### Available data

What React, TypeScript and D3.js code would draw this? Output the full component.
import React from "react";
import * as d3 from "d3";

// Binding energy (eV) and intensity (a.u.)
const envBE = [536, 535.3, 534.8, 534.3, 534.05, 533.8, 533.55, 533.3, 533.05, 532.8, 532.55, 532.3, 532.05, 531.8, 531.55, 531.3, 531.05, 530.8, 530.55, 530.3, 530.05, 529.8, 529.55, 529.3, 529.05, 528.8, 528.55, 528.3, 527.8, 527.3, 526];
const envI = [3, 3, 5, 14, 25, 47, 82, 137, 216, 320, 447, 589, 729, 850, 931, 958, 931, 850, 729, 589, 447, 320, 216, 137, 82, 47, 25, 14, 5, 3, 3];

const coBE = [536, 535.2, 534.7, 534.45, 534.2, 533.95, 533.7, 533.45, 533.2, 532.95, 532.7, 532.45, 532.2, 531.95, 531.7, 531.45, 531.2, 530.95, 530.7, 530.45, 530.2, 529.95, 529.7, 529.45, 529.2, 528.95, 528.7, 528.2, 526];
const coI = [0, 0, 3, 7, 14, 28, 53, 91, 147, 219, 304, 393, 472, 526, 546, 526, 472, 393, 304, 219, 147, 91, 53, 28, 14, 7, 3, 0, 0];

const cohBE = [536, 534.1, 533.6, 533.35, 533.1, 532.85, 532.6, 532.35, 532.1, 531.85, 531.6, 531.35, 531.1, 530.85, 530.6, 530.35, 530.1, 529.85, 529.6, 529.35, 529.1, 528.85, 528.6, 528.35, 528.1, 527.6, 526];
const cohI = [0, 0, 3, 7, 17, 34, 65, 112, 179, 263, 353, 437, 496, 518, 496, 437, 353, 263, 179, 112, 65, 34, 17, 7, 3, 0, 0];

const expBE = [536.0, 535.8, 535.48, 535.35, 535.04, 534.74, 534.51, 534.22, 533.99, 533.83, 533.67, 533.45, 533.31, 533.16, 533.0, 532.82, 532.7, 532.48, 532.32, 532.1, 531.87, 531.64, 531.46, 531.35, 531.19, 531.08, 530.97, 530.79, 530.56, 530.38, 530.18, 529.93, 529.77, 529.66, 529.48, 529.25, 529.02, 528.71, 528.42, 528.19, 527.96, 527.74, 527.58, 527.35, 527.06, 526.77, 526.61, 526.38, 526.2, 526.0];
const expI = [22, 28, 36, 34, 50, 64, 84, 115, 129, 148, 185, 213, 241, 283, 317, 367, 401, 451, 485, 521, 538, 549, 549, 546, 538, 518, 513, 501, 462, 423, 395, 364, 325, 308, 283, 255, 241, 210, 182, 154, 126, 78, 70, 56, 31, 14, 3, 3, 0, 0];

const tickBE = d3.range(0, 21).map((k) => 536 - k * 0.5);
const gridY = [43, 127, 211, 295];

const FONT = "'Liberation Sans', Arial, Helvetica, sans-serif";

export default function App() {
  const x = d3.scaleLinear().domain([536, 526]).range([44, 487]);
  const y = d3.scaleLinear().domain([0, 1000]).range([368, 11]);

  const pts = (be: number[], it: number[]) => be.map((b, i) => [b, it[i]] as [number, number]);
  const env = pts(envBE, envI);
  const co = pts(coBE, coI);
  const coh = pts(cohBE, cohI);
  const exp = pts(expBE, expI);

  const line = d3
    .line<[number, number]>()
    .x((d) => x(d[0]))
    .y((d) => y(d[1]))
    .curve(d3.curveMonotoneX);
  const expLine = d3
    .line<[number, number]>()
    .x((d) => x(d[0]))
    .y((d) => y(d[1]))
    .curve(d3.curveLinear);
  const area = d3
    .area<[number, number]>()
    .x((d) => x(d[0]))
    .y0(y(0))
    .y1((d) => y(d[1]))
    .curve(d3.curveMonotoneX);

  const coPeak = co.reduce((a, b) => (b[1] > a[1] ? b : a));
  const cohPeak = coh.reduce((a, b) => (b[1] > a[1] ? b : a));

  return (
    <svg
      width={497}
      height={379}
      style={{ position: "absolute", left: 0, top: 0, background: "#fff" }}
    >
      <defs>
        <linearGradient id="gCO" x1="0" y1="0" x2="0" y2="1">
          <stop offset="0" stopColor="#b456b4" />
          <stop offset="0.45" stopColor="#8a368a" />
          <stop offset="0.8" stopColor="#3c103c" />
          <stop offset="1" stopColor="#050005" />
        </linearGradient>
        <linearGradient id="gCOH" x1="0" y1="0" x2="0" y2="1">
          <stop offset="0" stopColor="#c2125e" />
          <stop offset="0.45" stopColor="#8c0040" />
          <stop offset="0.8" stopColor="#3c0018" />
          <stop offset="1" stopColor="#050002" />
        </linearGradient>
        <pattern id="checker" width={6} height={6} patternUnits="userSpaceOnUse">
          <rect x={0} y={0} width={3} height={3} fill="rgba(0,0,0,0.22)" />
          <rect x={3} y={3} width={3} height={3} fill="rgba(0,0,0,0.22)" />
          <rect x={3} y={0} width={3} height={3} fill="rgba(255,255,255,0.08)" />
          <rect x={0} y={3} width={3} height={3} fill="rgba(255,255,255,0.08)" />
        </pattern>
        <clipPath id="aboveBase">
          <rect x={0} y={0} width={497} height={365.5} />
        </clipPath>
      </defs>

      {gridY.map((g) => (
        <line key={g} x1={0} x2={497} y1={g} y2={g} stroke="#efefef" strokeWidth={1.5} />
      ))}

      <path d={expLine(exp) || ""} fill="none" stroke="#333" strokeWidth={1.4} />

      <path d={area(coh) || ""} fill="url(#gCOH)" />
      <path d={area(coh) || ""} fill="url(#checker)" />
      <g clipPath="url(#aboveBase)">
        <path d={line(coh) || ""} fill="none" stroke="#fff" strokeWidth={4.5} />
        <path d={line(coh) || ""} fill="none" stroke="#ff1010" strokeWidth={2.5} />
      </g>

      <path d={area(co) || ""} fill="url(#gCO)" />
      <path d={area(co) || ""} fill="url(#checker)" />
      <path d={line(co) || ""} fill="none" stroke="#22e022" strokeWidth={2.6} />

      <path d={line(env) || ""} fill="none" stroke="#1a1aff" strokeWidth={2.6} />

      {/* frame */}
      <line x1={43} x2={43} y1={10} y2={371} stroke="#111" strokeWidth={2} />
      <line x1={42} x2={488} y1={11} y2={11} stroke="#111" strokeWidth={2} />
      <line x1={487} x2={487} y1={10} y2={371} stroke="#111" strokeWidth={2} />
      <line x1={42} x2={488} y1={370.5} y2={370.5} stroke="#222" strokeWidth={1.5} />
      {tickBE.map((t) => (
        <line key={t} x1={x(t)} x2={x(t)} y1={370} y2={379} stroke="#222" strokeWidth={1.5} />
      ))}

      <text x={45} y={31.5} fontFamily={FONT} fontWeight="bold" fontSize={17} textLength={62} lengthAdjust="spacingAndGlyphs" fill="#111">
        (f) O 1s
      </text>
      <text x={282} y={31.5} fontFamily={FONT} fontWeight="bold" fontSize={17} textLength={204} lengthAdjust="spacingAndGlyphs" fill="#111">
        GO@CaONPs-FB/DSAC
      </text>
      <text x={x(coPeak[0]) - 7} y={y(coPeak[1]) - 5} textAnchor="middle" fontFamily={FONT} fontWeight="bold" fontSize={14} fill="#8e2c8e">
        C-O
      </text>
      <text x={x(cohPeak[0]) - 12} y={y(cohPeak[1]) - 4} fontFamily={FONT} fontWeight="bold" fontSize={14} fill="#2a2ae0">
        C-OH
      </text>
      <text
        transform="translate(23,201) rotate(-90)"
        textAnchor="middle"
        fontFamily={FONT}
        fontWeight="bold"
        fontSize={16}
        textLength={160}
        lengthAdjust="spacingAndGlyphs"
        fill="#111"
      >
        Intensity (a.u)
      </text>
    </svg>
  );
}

######

Extract the listing in its entirety, matching it exactly.

§ **Task output**
What React, TypeScript and D3.js code would draw this? Output the full component.
import React from "react";
import * as d3 from "d3";

// Binding energy (eV) and intensity (a.u.)
const envBE = [536, 535.3, 534.8, 534.3, 534.05, 533.8, 533.55, 533.3, 533.05, 532.8, 532.55, 532.3, 532.05, 531.8, 531.55, 531.3, 531.05, 530.8, 530.55, 530.3, 530.05, 529.8, 529.55, 529.3, 529.05, 528.8, 528.55, 528.3, 527.8, 527.3, 526];
const envI = [3, 3, 5, 14, 25, 47, 82, 137, 216, 320, 447, 589, 729, 850, 931, 958, 931, 850, 729, 589, 447, 320, 216, 137, 82, 47, 25, 14, 5, 3, 3];

const coBE = [536, 535.2, 534.7, 534.45, 534.2, 533.95, 533.7, 533.45, 533.2, 532.95, 532.7, 532.45, 532.2, 531.95, 531.7, 531.45, 531.2, 530.95, 530.7, 530.45, 530.2, 529.95, 529.7, 529.45, 529.2, 528.95, 528.7, 528.2, 526];
const coI = [0, 0, 3, 7, 14, 28, 53, 91, 147, 219, 304, 393, 472, 526, 546, 526, 472, 393, 304, 219, 147, 91, 53, 28, 14, 7, 3, 0, 0];

const cohBE = [536, 534.1, 533.6, 533.35, 533.1, 532.85, 532.6, 532.35, 532.1, 531.85, 531.6, 531.35, 531.1, 530.85, 530.6, 530.35, 530.1, 529.85, 529.6, 529.35, 529.1, 528.85, 528.6, 528.35, 528.1, 527.6, 526];
const cohI = [0, 0, 3, 7, 17, 34, 65, 112, 179, 263, 353, 437, 496, 518, 496, 437, 353, 263, 179, 112, 65, 34, 17, 7, 3, 0, 0];

const expBE = [536.0, 535.8, 535.48, 535.35, 535.04, 534.74, 534.51, 534.22, 533.99, 533.83, 533.67, 533.45, 533.31, 533.16, 533.0, 532.82, 532.7, 532.48, 532.32, 532.1, 531.87, 531.64, 531.46, 531.35, 531.19, 531.08, 530.97, 530.79, 530.56, 530.38, 530.18, 529.93, 529.77, 529.66, 529.48, 529.25, 529.02, 528.71, 528.42, 528.19, 527.96, 527.74, 527.58, 527.35, 527.06, 526.77, 526.61, 526.38, 526.2, 526.0];
const expI = [22, 28, 36, 34, 50, 64, 84, 115, 129, 148, 185, 213, 241, 283, 317, 367, 401, 451, 485, 521, 538, 549, 549, 546, 538, 518, 513, 501, 462, 423, 395, 364, 325, 308, 283, 255, 241, 210, 182, 154, 126, 78, 70, 56, 31, 14, 3, 3, 0, 0];

const tickBE = d3.range(0, 21).map((k) => 536 - k * 0.5);
const gridY = [43, 127, 211, 295];

const FONT = "'Liberation Sans', Arial, Helvetica, sans-serif";

export default function App() {
  const x = d3.scaleLinear().domain([536, 526]).range([44, 487]);
  const y = d3.scaleLinear().domain([0, 1000]).range([368, 11]);

  const pts = (be: number[], it: number[]) => be.map((b, i) => [b, it[i]] as [number, number]);
  const env = pts(envBE, envI);
  const co = pts(coBE, coI);
  const coh = pts(cohBE, cohI);
  const exp = pts(expBE, expI);

  const line = d3
    .line<[number, number]>()
    .x((d) => x(d[0]))
    .y((d) => y(d[1]))
    .curve(d3.curveMonotoneX);
  const expLine = d3
    .line<[number, number]>()
    .x((d) => x(d[0]))
    .y((d) => y(d[1]))
    .curve(d3.curveLinear);
  const area = d3
    .area<[number, number]>()
    .x((d) => x(d[0]))
    .y0(y(0))
    .y1((d) => y(d[1]))
    .curve(d3.curveMonotoneX);

  const coPeak = co.reduce((a, b) => (b[1] > a[1] ? b : a));
  const cohPeak = coh.reduce((a, b) => (b[1] > a[1] ? b : a));

  return (
    <svg
      width={497}
      height={379}
      style={{ position: "absolute", left: 0, top: 0, background: "#fff" }}
    >
      <defs>
        <linearGradient id="gCO" x1="0" y1="0" x2="0" y2="1">
          <stop offset="0" stopColor="#b456b4" />
          <stop offset="0.45" stopColor="#8a368a" />
          <stop offset="0.8" stopColor="#3c103c" />
          <stop offset="1" stopColor="#050005" />
        </linearGradient>
        <linearGradient id="gCOH" x1="0" y1="0" x2="0" y2="1">
          <stop offset="0" stopColor="#c2125e" />
          <stop offset="0.45" stopColor="#8c0040" />
          <stop offset="0.8" stopColor="#3c0018" />
          <stop offset="1" stopColor="#050002" />
        </linearGradient>
        <pattern id="checker" width={6} height={6} patternUnits="userSpaceOnUse">
          <rect x={0} y={0} width={3} height={3} fill="rgba(0,0,0,0.22)" />
          <rect x={3} y={3} width={3} height={3} fill="rgba(0,0,0,0.22)" />
          <rect x={3} y={0} width={3} height={3} fill="rgba(255,255,255,0.08)" />
          <rect x={0} y={3} width={3} height={3} fill="rgba(255,255,255,0.08)" />
        </pattern>
        <clipPath id="aboveBase">
          <rect x={0} y={0} width={497} height={365.5} />
        </clipPath>
      </defs>

      {gridY.map((g) => (
        <line key={g} x1={0} x2={497} y1={g} y2={g} stroke="#efefef" strokeWidth={1.5} />
      ))}

      <path d={expLine(exp) || ""} fill="none" stroke="#333" strokeWidth={1.4} />

      <path d={area(coh) || ""} fill="url(#gCOH)" />
      <path d={area(coh) || ""} fill="url(#checker)" />
      <g clipPath="url(#aboveBase)">
        <path d={line(coh) || ""} fill="none" stroke="#fff" strokeWidth={4.5} />
        <path d={line(coh) || ""} fill="none" stroke="#ff1010" strokeWidth={2.5} />
      </g>

      <path d={area(co) || ""} fill="url(#gCO)" />
      <path d={area(co) || ""} fill="url(#checker)" />
      <path d={line(co) || ""} fill="none" stroke="#22e022" strokeWidth={2.6} />

      <path d={line(env) || ""} fill="none" stroke="#1a1aff" strokeWidth={2.6} />

      {/* frame */}
      <line x1={43} x2={43} y1={10} y2={371} stroke="#111" strokeWidth={2} />
      <line x1={42} x2={488} y1={11} y2={11} stroke="#111" strokeWidth={2} />
      <line x1={487} x2={487} y1={10} y2={371} stroke="#111" strokeWidth={2} />
      <line x1={42} x2={488} y1={370.5} y2={370.5} stroke="#222" strokeWidth={1.5} />
      {tickBE.map((t) => (
        <line key={t} x1={x(t)} x2={x(t)} y1={370} y2={379} stroke="#222" strokeWidth={1.5} />
      ))}

      <text x={45} y={31.5} fontFamily={FONT} fontWeight="bold" fontSize={17} textLength={62} lengthAdjust="spacingAndGlyphs" fill="#111">
        (f) O 1s
      </text>
      <text x={282} y={31.5} fontFamily={FONT} fontWeight="bold" fontSize={17} textLength={204} lengthAdjust="spacingAndGlyphs" fill="#111">
        GO@CaONPs-FB/DSAC
      </text>
      <text x={x(coPeak[0]) - 7} y={y(coPeak[1]) - 5} textAnchor="middle" fontFamily={FONT} fontWeight="bold" fontSize={14} fill="#8e2c8e">
        C-O
      </text>
      <text x={x(cohPeak[0]) - 12} y={y(cohPeak[1]) - 4} fontFamily={FONT} fontWeight="bold" fontSize={14} fill="#2a2ae0">
        C-OH
      </text>
      <text
        transform="translate(23,201) rotate(-90)"
        textAnchor="middle"
        fontFamily={FONT}
        fontWeight="bold"
        fontSize={16}
        textLength={160}
        lengthAdjust="spacingAndGlyphs"
        fill="#111"
      >
        Intensity (a.u)
      </text>
    </svg>
  );
}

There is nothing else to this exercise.